**WHAT IS REQUIRED**
Would you repeat the listing exactly but omit every picture?

----------------

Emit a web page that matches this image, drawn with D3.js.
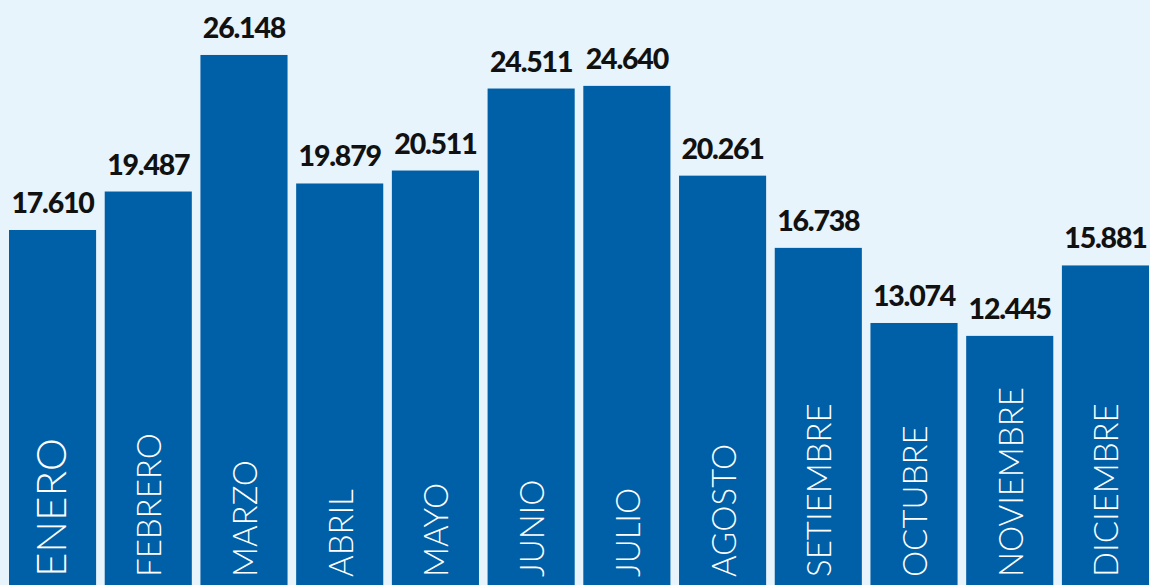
<!DOCTYPE html>
<html>
<head>
<meta charset="utf-8">
<script src="https://cdn.jsdelivr.net/npm/d3@7"></script>
<style>
  html, body { margin: 0; padding: 0; background: #e8f4fc; }
  svg { display: block; }
</style>
</head>
<body>
<svg id="chart"></svg>
<script>
const width = 1150;
const height = 585;

// Monthly totals
const months = ["ENERO", "FEBRERO", "MARZO", "ABRIL", "MAYO", "JUNIO",
                "JULIO", "AGOSTO", "SETIEMBRE", "OCTUBRE", "NOVIEMBRE", "DICIEMBRE"];
const values = [17610, 19487, 26148, 19879, 20511, 24511,
                24640, 20261, 16738, 13074, 12445, 15881];

const data = months.map((m, i) => ({ month: m, value: values[i] }));

// Spanish-style thousands separator
const locale = d3.formatLocale({ decimal: ",", thousands: ".", grouping: [3], currency: ["", ""] });
const fmt = locale.format(",d");

const svg = d3.select("#chart")
    .attr("width", width)
    .attr("height", height);

svg.append("rect")
    .attr("width", width)
    .attr("height", height)
    .attr("fill", "#e8f4fc");

const x = d3.scaleBand()
    .domain(months)
    .range([9, 1149])
    .paddingInner(0.09)
    .paddingOuter(0);

const y = d3.scaleLinear()
    .domain([0, 28000])
    .range([591, 17]);

// Bars
svg.append("g")
    .selectAll("rect")
    .data(data)
    .join("rect")
    .attr("x", d => x(d.month))
    .attr("y", d => y(d.value))
    .attr("width", x.bandwidth())
    .attr("height", d => y(0) - y(d.value))
    .attr("fill", "#0060a7");

// Value labels above bars
svg.append("g")
    .selectAll("text")
    .data(data)
    .join("text")
    .attr("x", d => x(d.month) + x.bandwidth() / 2)
    .attr("y", d => y(d.value) - 17)
    .attr("text-anchor", "middle")
    .attr("font-family", "Lato, 'Open Sans', sans-serif")
    .attr("font-weight", 900)
    .attr("font-size", 28.5)
    .attr("letter-spacing", -1.2)
    .attr("fill", "#111")
    .text(d => fmt(d.value));

// Month names, rotated inside the bars
svg.append("g")
    .selectAll("text")
    .data(data)
    .join("text")
    .attr("transform", (d, i) => {
        const cx = x(d.month) + x.bandwidth() / 2 + 13;
        return `translate(${cx},577) rotate(-90)`;
    })
    .attr("text-anchor", "start")
    .attr("font-family", "Lato, 'Open Sans', sans-serif")
    .attr("font-weight", 300)
    .attr("font-size", (d, i) => i === 0 ? 42 : 33)
    .attr("fill", "#ffffff")
    .text(d => d.month);
</script>
</body>
</html>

----------------

**FINAL RESULT**
Emit a web page that matches this image, drawn with D3.js.
<!DOCTYPE html>
<html>
<head>
<meta charset="utf-8">
<script src="https://cdn.jsdelivr.net/npm/d3@7"></script>
<style>
  html, body { margin: 0; padding: 0; background: #e8f4fc; }
  svg { display: block; }
</style>
</head>
<body>
<svg id="chart"></svg>
<script>
const width = 1150;
const height = 585;

// Monthly totals
const months = ["ENERO", "FEBRERO", "MARZO", "ABRIL", "MAYO", "JUNIO",
                "JULIO", "AGOSTO", "SETIEMBRE", "OCTUBRE", "NOVIEMBRE", "DICIEMBRE"];
const values = [17610, 19487, 26148, 19879, 20511, 24511,
                24640, 20261, 16738, 13074, 12445, 15881];

const data = months.map((m, i) => ({ month: m, value: values[i] }));

// Spanish-style thousands separator
const locale = d3.formatLocale({ decimal: ",", thousands: ".", grouping: [3], currency: ["", ""] });
const fmt = locale.format(",d");

const svg = d3.select("#chart")
    .attr("width", width)
    .attr("height", height);

svg.append("rect")
    .attr("width", width)
    .attr("height", height)
    .attr("fill", "#e8f4fc");

const x = d3.scaleBand()
    .domain(months)
    .range([9, 1149])
    .paddingInner(0.09)
    .paddingOuter(0);

const y = d3.scaleLinear()
    .domain([0, 28000])
    .range([591, 17]);

// Bars
svg.append("g")
    .selectAll("rect")
    .data(data)
    .join("rect")
    .attr("x", d => x(d.month))
    .attr("y", d => y(d.value))
    .attr("width", x.bandwidth())
    .attr("height", d => y(0) - y(d.value))
    .attr("fill", "#0060a7");

// Value labels above bars
svg.append("g")
    .selectAll("text")
    .data(data)
    .join("text")
    .attr("x", d => x(d.month) + x.bandwidth() / 2)
    .attr("y", d => y(d.value) - 17)
    .attr("text-anchor", "middle")
    .attr("font-family", "Lato, 'Open Sans', sans-serif")
    .attr("font-weight", 900)
    .attr("font-size", 28.5)
    .attr("letter-spacing", -1.2)
    .attr("fill", "#111")
    .text(d => fmt(d.value));

// Month names, rotated inside the bars
svg.append("g")
    .selectAll("text")
    .data(data)
    .join("text")
    .attr("transform", (d, i) => {
        const cx = x(d.month) + x.bandwidth() / 2 + 13;
        return `translate(${cx},577) rotate(-90)`;
    })
    .attr("text-anchor", "start")
    .attr("font-family", "Lato, 'Open Sans', sans-serif")
    .attr("font-weight", 300)
    .attr("font-size", (d, i) => i === 0 ? 42 : 33)
    .attr("fill", "#ffffff")
    .text(d => d.month);
</script>
</body>
</html>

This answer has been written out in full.